• **THE DATA**:
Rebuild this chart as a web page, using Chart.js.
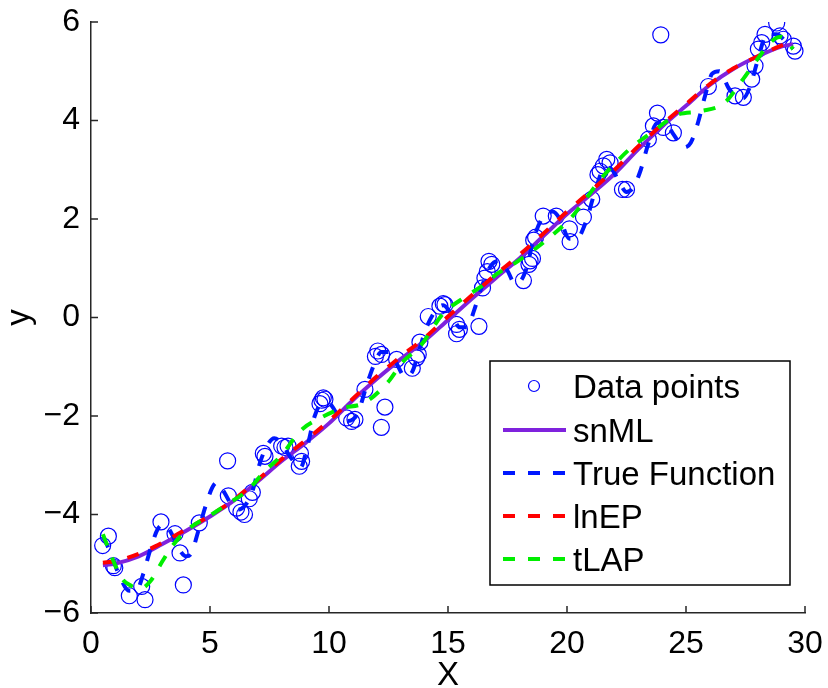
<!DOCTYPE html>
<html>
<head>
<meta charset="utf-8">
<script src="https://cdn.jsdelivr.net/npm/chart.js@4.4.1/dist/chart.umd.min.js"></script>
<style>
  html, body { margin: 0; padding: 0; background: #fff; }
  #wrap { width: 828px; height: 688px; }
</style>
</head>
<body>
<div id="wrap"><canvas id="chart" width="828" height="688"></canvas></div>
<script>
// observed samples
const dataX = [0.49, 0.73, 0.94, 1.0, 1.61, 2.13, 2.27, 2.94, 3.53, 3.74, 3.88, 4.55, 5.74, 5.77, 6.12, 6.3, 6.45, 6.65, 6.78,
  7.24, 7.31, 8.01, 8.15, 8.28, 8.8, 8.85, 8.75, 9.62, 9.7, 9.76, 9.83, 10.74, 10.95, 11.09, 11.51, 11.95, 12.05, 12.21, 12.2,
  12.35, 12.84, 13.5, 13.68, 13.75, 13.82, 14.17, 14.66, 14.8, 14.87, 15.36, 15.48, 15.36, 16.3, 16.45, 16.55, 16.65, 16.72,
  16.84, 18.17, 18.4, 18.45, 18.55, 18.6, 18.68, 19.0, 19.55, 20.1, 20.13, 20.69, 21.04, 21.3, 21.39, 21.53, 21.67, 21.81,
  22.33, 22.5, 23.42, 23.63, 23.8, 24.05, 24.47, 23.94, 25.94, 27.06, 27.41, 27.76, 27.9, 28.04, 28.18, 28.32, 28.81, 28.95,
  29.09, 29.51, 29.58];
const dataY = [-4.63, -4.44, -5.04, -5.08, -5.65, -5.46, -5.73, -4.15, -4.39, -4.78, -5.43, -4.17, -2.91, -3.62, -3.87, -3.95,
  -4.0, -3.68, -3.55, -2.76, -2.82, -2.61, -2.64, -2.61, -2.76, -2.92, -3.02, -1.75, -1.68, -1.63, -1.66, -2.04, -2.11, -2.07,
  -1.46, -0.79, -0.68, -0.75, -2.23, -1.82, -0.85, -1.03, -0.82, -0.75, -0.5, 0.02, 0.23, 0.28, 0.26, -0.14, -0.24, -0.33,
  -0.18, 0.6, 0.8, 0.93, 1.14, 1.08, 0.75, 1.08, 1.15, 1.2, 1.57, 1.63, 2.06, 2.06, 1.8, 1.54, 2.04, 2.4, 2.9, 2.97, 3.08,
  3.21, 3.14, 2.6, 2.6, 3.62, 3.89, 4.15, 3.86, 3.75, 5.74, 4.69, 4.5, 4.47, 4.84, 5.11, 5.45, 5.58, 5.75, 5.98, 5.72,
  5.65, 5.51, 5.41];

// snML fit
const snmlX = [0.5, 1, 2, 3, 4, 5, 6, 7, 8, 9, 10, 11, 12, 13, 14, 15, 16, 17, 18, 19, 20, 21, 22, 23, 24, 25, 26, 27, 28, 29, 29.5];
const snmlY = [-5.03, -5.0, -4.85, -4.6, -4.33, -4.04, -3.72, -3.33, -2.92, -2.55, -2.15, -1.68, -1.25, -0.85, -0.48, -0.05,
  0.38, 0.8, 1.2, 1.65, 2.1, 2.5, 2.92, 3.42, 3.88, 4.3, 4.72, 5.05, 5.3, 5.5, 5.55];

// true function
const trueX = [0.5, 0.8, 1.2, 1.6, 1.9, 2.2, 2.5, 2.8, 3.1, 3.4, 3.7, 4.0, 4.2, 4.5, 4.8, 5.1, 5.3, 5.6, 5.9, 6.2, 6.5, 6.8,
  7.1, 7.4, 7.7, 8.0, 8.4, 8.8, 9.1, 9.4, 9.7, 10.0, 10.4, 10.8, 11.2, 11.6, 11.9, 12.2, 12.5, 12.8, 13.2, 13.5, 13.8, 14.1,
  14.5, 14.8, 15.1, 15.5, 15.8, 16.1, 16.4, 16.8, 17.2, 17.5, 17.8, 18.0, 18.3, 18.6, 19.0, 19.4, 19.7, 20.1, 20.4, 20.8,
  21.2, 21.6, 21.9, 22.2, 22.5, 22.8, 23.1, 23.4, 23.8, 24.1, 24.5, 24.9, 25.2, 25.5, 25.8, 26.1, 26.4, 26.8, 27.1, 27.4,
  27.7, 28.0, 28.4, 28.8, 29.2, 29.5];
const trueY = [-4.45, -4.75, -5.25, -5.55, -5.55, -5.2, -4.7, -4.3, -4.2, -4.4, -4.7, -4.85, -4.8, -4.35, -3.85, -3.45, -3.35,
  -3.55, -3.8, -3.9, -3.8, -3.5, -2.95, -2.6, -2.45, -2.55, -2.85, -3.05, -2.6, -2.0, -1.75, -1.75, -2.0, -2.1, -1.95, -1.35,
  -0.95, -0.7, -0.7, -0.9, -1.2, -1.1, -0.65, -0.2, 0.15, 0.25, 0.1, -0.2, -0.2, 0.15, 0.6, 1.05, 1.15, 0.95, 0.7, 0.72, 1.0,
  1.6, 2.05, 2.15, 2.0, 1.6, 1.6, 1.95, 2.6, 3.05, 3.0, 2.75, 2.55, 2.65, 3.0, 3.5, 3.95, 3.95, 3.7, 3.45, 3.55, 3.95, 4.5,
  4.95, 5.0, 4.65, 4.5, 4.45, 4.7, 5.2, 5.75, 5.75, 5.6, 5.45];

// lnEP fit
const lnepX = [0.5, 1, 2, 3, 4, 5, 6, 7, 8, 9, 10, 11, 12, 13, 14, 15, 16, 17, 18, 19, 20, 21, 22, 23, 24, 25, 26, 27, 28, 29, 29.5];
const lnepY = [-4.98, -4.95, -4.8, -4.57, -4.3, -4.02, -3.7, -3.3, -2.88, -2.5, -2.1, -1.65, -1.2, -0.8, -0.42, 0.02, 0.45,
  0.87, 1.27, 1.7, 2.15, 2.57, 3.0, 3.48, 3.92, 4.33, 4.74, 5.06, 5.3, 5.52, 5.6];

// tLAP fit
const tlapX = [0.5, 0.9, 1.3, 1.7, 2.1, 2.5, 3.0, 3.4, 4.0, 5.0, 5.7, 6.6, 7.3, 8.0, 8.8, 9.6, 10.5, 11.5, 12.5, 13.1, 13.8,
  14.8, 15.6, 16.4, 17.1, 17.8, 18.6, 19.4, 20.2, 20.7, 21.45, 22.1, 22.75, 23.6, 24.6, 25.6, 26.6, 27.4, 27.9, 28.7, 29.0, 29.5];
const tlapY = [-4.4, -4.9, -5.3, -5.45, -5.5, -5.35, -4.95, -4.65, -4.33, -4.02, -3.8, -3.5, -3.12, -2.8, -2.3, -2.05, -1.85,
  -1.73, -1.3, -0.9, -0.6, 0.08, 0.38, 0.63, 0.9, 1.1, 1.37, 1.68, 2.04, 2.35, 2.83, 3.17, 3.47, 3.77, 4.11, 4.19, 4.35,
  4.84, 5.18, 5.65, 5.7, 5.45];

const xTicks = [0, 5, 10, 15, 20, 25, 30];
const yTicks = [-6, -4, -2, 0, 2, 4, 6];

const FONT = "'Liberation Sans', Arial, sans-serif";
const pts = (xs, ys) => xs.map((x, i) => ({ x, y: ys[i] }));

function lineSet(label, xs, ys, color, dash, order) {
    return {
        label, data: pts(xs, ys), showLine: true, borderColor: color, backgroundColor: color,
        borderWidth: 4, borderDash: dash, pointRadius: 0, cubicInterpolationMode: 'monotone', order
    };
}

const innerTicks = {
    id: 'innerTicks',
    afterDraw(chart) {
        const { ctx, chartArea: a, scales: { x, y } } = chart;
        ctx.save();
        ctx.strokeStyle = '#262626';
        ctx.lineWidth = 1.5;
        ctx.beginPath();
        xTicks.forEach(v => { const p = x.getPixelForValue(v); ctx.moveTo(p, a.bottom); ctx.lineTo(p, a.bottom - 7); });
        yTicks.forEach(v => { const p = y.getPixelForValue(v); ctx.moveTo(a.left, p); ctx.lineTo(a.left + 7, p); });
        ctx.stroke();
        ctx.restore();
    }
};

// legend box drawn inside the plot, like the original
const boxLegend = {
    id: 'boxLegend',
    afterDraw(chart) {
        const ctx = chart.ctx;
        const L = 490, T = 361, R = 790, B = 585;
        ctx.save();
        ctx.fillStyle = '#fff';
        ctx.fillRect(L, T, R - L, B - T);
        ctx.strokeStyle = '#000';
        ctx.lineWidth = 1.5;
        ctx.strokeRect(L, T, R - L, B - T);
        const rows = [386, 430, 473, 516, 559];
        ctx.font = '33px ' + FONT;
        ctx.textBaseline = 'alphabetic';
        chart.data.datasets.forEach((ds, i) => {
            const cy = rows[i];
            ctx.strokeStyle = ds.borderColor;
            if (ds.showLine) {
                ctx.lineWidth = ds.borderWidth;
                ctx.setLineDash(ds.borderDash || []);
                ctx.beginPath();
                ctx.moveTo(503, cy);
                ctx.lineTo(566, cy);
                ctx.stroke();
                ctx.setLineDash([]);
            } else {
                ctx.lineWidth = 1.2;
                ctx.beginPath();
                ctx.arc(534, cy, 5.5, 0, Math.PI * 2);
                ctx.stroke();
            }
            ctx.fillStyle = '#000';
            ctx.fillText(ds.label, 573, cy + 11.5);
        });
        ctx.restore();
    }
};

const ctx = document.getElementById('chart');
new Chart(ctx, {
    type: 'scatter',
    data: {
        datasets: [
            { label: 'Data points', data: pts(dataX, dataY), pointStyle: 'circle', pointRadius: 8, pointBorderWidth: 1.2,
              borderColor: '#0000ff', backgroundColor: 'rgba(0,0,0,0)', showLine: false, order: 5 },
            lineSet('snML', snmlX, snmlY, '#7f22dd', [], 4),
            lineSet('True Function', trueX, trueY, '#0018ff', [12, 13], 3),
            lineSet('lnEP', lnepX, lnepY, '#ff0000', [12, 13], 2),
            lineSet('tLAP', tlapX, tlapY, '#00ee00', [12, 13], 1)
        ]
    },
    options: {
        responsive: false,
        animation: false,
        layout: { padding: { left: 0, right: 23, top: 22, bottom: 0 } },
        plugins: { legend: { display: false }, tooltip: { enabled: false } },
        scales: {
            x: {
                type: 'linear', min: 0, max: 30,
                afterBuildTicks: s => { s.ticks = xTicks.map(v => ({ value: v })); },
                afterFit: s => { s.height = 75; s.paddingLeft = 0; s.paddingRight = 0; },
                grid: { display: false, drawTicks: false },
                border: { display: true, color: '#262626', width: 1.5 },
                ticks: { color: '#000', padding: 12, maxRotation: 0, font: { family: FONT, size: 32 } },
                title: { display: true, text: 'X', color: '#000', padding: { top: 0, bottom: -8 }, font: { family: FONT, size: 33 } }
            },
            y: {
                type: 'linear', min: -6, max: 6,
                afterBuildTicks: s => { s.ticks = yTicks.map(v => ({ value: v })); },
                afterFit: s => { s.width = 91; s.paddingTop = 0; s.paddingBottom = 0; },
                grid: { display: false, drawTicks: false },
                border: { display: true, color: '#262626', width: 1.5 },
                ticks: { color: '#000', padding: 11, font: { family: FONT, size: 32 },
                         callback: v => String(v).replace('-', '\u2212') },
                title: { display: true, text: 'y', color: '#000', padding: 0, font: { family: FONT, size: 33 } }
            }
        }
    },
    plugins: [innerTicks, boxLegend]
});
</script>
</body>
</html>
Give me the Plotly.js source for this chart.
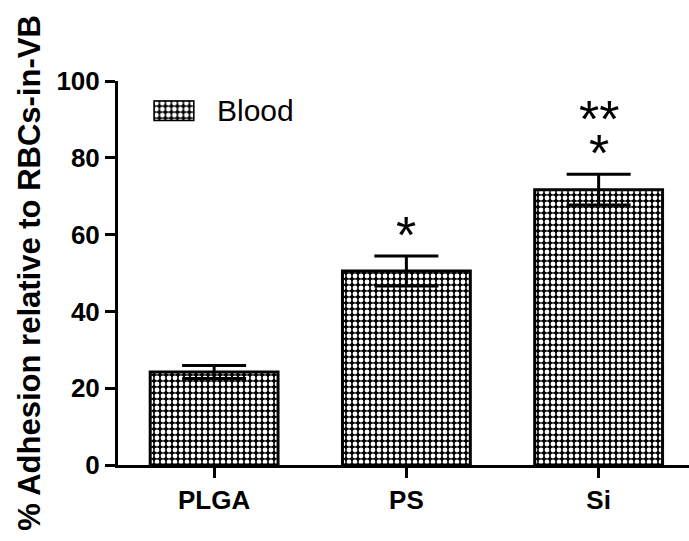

• **WORK TO DO**: Start at the top of the entries and repeat each line exactly, ending at the line that contains "5.3, 5.5, 5.55];". Pictures are not part of the copy.

• **ANSWER TO THE TASK**:
Rebuild this chart as a web page, using Chart.js.
<!DOCTYPE html>
<html>
<head>
<meta charset="utf-8">
<script src="https://cdn.jsdelivr.net/npm/chart.js@4.4.1/dist/chart.umd.min.js"></script>
<style>
  html, body { margin: 0; padding: 0; background: #fff; }
  #wrap { width: 828px; height: 688px; }
</style>
</head>
<body>
<div id="wrap"><canvas id="chart" width="828" height="688"></canvas></div>
<script>
// observed samples
const dataX = [0.49, 0.73, 0.94, 1.0, 1.61, 2.13, 2.27, 2.94, 3.53, 3.74, 3.88, 4.55, 5.74, 5.77, 6.12, 6.3, 6.45, 6.65, 6.78,
  7.24, 7.31, 8.01, 8.15, 8.28, 8.8, 8.85, 8.75, 9.62, 9.7, 9.76, 9.83, 10.74, 10.95, 11.09, 11.51, 11.95, 12.05, 12.21, 12.2,
  12.35, 12.84, 13.5, 13.68, 13.75, 13.82, 14.17, 14.66, 14.8, 14.87, 15.36, 15.48, 15.36, 16.3, 16.45, 16.55, 16.65, 16.72,
  16.84, 18.17, 18.4, 18.45, 18.55, 18.6, 18.68, 19.0, 19.55, 20.1, 20.13, 20.69, 21.04, 21.3, 21.39, 21.53, 21.67, 21.81,
  22.33, 22.5, 23.42, 23.63, 23.8, 24.05, 24.47, 23.94, 25.94, 27.06, 27.41, 27.76, 27.9, 28.04, 28.18, 28.32, 28.81, 28.95,
  29.09, 29.51, 29.58];
const dataY = [-4.63, -4.44, -5.04, -5.08, -5.65, -5.46, -5.73, -4.15, -4.39, -4.78, -5.43, -4.17, -2.91, -3.62, -3.87, -3.95,
  -4.0, -3.68, -3.55, -2.76, -2.82, -2.61, -2.64, -2.61, -2.76, -2.92, -3.02, -1.75, -1.68, -1.63, -1.66, -2.04, -2.11, -2.07,
  -1.46, -0.79, -0.68, -0.75, -2.23, -1.82, -0.85, -1.03, -0.82, -0.75, -0.5, 0.02, 0.23, 0.28, 0.26, -0.14, -0.24, -0.33,
  -0.18, 0.6, 0.8, 0.93, 1.14, 1.08, 0.75, 1.08, 1.15, 1.2, 1.57, 1.63, 2.06, 2.06, 1.8, 1.54, 2.04, 2.4, 2.9, 2.97, 3.08,
  3.21, 3.14, 2.6, 2.6, 3.62, 3.89, 4.15, 3.86, 3.75, 5.74, 4.69, 4.5, 4.47, 4.84, 5.11, 5.45, 5.58, 5.75, 5.98, 5.72,
  5.65, 5.51, 5.41];

// snML fit
const snmlX = [0.5, 1, 2, 3, 4, 5, 6, 7, 8, 9, 10, 11, 12, 13, 14, 15, 16, 17, 18, 19, 20, 21, 22, 23, 24, 25, 26, 27, 28, 29, 29.5];
const snmlY = [-5.03, -5.0, -4.85, -4.6, -4.33, -4.04, -3.72, -3.33, -2.92, -2.55, -2.15, -1.68, -1.25, -0.85, -0.48, -0.05,
  0.38, 0.8, 1.2, 1.65, 2.1, 2.5, 2.92, 3.42, 3.88, 4.3, 4.72, 5.05, 5.3, 5.5, 5.55];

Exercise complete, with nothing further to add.